:: Goal ::
Give back exactly the lines from the beginning of the listing below to the line holding "L, R, T, B = 116", both ends included; the pictures stay out.

:: Source material ::
==*==

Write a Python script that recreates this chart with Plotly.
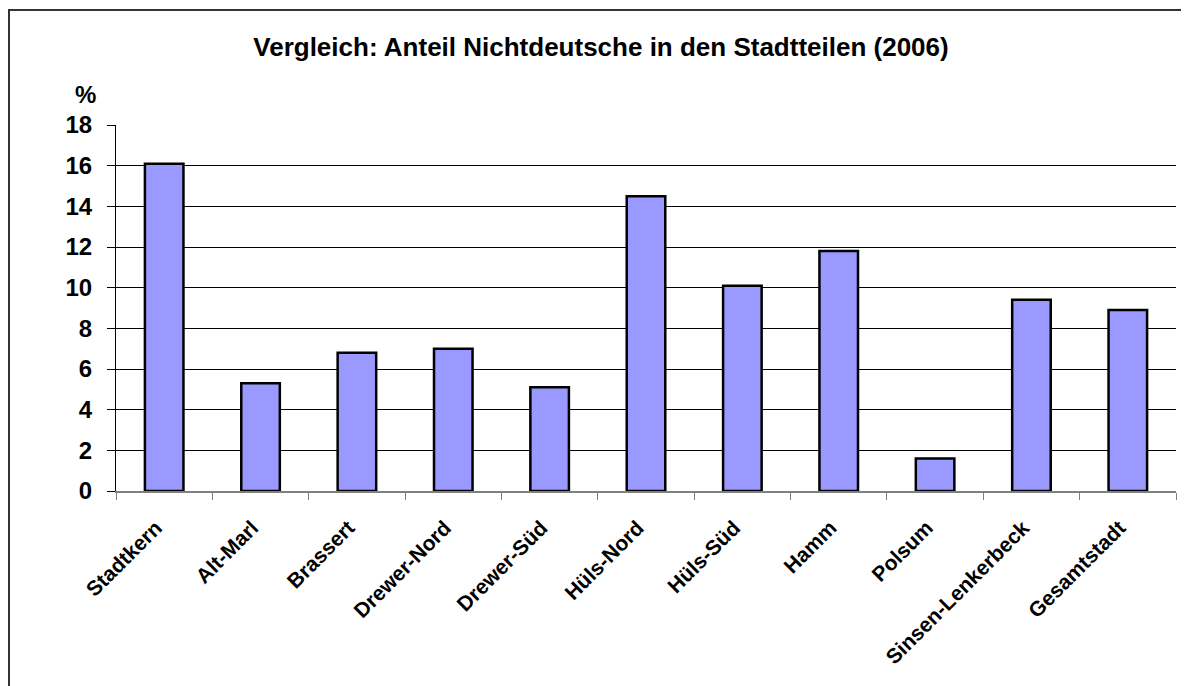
import plotly.graph_objects as go

categories = ["Stadtkern", "Alt-Marl", "Brassert", "Drewer-Nord", "Drewer-Süd",
              "Hüls-Nord", "Hüls-Süd", "Hamm", "Polsum", "Sinsen-Lenkerbeck", "Gesamtstadt"]
values = [16.1, 5.3, 6.8, 7.0, 5.1, 14.5, 10.1, 11.8, 1.6, 9.4, 8.9]
y_ticks = [0, 2, 4, 6, 8, 10, 12, 14, 16, 18]

# page body has an 8px default margin; work in figure pixel coords
OFF = 8
W, H = 1189 - OFF, 686 - OFF
L, R, T, B = 116 - OFF, 1176 - OFF, 125 - OFF, 491 - OFF

def px_x(px):  # screen px -> paper
    return (px - OFF - L) / (R - L)

def px_y(py):
    return (B - (py - OFF)) / (B - T)

fig = go.Figure(go.Bar(
    x=categories, y=values,
    marker=dict(color="#9999FF", line=dict(color="black", width=2.5)),
    width=0.4,
))

font = "Liberation Sans, Arial, sans-serif"

fig.update_layout(
    width=W, height=H,
    margin=dict(l=L, r=W - R, t=T, b=H - B),
    paper_bgcolor="white", plot_bgcolor="white",
    showlegend=False,
    font=dict(family=font, color="black"),
    title=dict(text="<b>Vergleich: Anteil Nichtdeutsche in den Stadtteilen (2006)</b>",
               x=(601 - OFF) / W, xanchor="center", y=1 - (47 - OFF) / H, yanchor="middle",
               font=dict(size=26, family=font, color="black")),
    xaxis=dict(
        tickangle=-45, tickson="boundaries", ticks="outside", ticklen=7,
        tickcolor="#808080", tickwidth=1,
        showline=True, linecolor="#808080", linewidth=2,
        showgrid=False, zeroline=False,
        tickfont=dict(size=21, family=font, color="black"),
        ticklabelstandoff=6,
        range=[-0.5, 10.5],
    ),
    yaxis=dict(
        range=[0, 18], tickvals=y_ticks, ticktext=[f"<b>{v}</b>" for v in y_ticks],
        ticks="outside", ticklen=8, tickcolor="black", tickwidth=1,
        showline=True, linecolor="black", linewidth=1,
        showgrid=True, gridcolor="black", gridwidth=1,
        zeroline=False,
        ticklabelstandoff=10,
        tickfont=dict(size=24, family=font, color="black"),
    ),
    shapes=[
        dict(type="rect", xref="paper", yref="paper",
             x0=px_x(9), x1=px_x(1210), y0=px_y(720), y1=px_y(10),
             line=dict(color="#333333", width=2), fillcolor="rgba(0,0,0,0)", layer="below"),
    ],
    annotations=[
        dict(text="<b>%</b>", xref="paper", yref="paper", x=px_x(85), y=px_y(94),
             xanchor="center", yanchor="middle", showarrow=False,
             font=dict(size=24, family=font, color="black")),
    ],
)

fig.update_xaxes(tickmode="array", tickvals=categories,
                 ticktext=[f"<b>{c}</b>\u00a0\u00a0" for c in categories])

fig.write_html("out.html")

==*==

:: Exercise result ::
Write a Python script that recreates this chart with Plotly.
import plotly.graph_objects as go

categories = ["Stadtkern", "Alt-Marl", "Brassert", "Drewer-Nord", "Drewer-Süd",
              "Hüls-Nord", "Hüls-Süd", "Hamm", "Polsum", "Sinsen-Lenkerbeck", "Gesamtstadt"]
values = [16.1, 5.3, 6.8, 7.0, 5.1, 14.5, 10.1, 11.8, 1.6, 9.4, 8.9]
y_ticks = [0, 2, 4, 6, 8, 10, 12, 14, 16, 18]

# page body has an 8px default margin; work in figure pixel coords
OFF = 8
W, H = 1189 - OFF, 686 - OFF
L, R, T, B = 116 - OFF, 1176 - OFF, 125 - OFF, 491 - OFF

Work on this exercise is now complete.